Aside from marking an important moment for the LGBTQAI+ community, the episode, also seemingly marks a new era in terms of The Simpsons – the broader inclusion of often-overlooked Springfeilders -- a genre Smithers, one of the series (metaphorically) richest and most exciting characters perfectly embodies. 

“I think in many ways, he was really an impressive gay character to have early on, because he’s not sort of the stereotypical, flamboyant gay that you see in so many of these late ’90s cartoons,” LaZebnik explained, dubbing Smithers as ‘probably’ being 'the most competent character in the show." “He’s fully his own person and has a life that’s not just being gay, which is so impressive and so much more than a lot of shows depicted in that era,” he continued.  “To just keep being able to add to that legacy, and to that story, is awesome. And I think we did a really good job in this episode of keeping true to his character while simultaneously fleshing out his existence as a real person.”

However, it seems Smithers isn't the only Simpsons side character about to have their small-screen moment. A testament to the series finally running out of plotlines, openness to exploring Springfield's often more understated residents, LaZebnik says that this is seemingly a trend, explaining that “the show is doing such a good job at delving into these individual, more minor characters’ stories." 
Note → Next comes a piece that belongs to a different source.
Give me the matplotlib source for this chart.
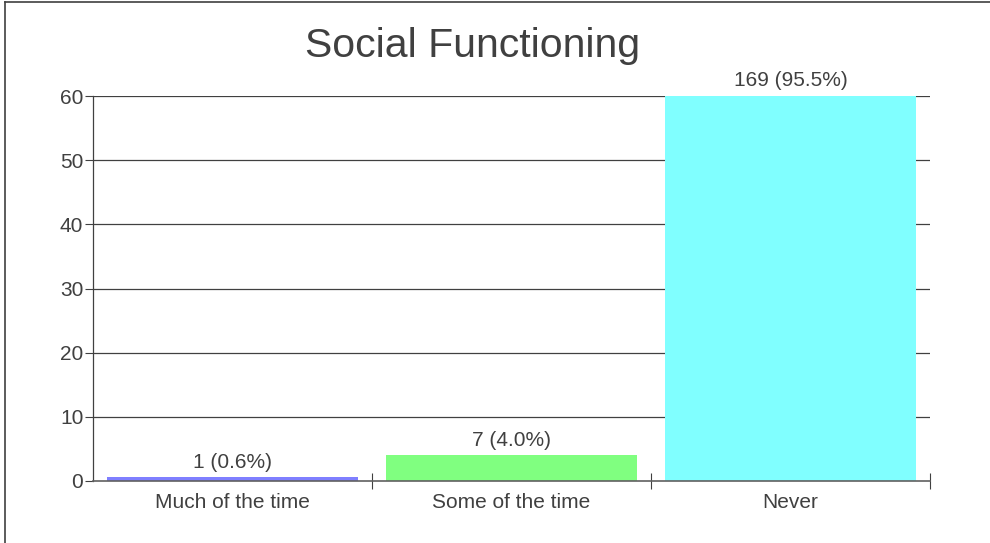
import matplotlib
matplotlib.use("Agg")
import matplotlib.pyplot as plt
from matplotlib.lines import Line2D
import numpy as np

# data
categories = ["Much of the time", "Some of the time", "Never"]
counts = [1, 7, 169]
percents = [0.6, 4.0, 95.5]
colors = ["#7f7fff", "#80ff80", "#80ffff"]
yticks = [0, 10, 20, 30, 40, 50, 60]

TXT = "#404040"
plt.rcParams["font.family"] = ["Liberation Sans", "DejaVu Sans"]

fig = plt.figure(figsize=(9.9, 5.43), dpi=100)
ax = fig.add_axes([93 / 990, 1 - 481 / 543, 837 / 990, 385 / 543])

x = np.arange(len(categories))
ax.bar(x, percents, width=0.9, color=colors, zorder=2)
ax.set_xlim(-0.5, len(categories) - 0.5)
ax.set_ylim(0, 60)

for i, (c, p) in enumerate(zip(counts, percents)):
    ax.annotate(f"{c} ({p:.1f}%)", (i, min(p, 60)), xytext=(0, 4),
                textcoords="offset points", ha="center", va="bottom",
                fontsize=15, color=TXT, annotation_clip=False)

# gridlines
for t in yticks[1:]:
    ax.axhline(t, color="#404040", lw=0.9, zorder=1)

ax.set_yticks(yticks)
ax.set_yticklabels([str(t) for t in yticks], fontsize=15, color=TXT)
ax.tick_params(axis="y", length=6, width=0.8, color="#404040", pad=1)

# category labels at centers, ticks at boundaries
ax.set_xticks(x)
ax.set_xticklabels(categories, fontsize=15, color=TXT)
ax.tick_params(axis="x", length=0, pad=9)
ax.set_xticks(np.arange(len(categories)) + 0.5, minor=True)
ax.tick_params(axis="x", which="minor", direction="inout", length=12,
               width=0.8, color="#404040")

for s in ["top", "right"]:
    ax.spines[s].set_visible(False)
ax.spines["left"].set_color("#404040")
ax.spines["left"].set_linewidth(0.9)
ax.spines["bottom"].set_color("#606060")
ax.spines["bottom"].set_linewidth(1.2)

fig.text(473 / 990, 1 - 46 / 543, "Social Functioning", ha="center",
         va="center", fontsize=29.5, color=TXT)

# outer frame (cut by the image edge)
fig.add_artist(Line2D([5 / 990, 5 / 990], [0, 1 - 2 / 543], transform=fig.transFigure,
                      color="#404040", lw=1.2))
fig.add_artist(Line2D([5 / 990, 1], [1 - 2 / 543, 1 - 2 / 543], transform=fig.transFigure,
                      color="#404040", lw=1.2))

fig.savefig("out.png", dpi=100)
“Christine Nangle is one of the brilliant writers on the show, and just wrote an episode called ‘Uncut Femmes,’ which is like an Ocean’s 8 parody with Marge, but it’s all about Sarah Wiggum, a side character that we’ve really never heard anything about before,” he explained. “And I love that episode because it was like, yeah she deserves it. When you’ve been on the air for 30 years, you can take a character who literally just ‘Blank’s wife’ and build an episode around them. The show is doing such a good job at fleshing out all those characters, and Smithers is one of them who deserves his time.”

So, readers here's to hoping they do Disco Stu next. If any Springfield deserves their moment in the (disco-ball-speckled) spotlight, it's a man who was seemingly invented specifically to attend a garage sale and find the jacket of his dreams.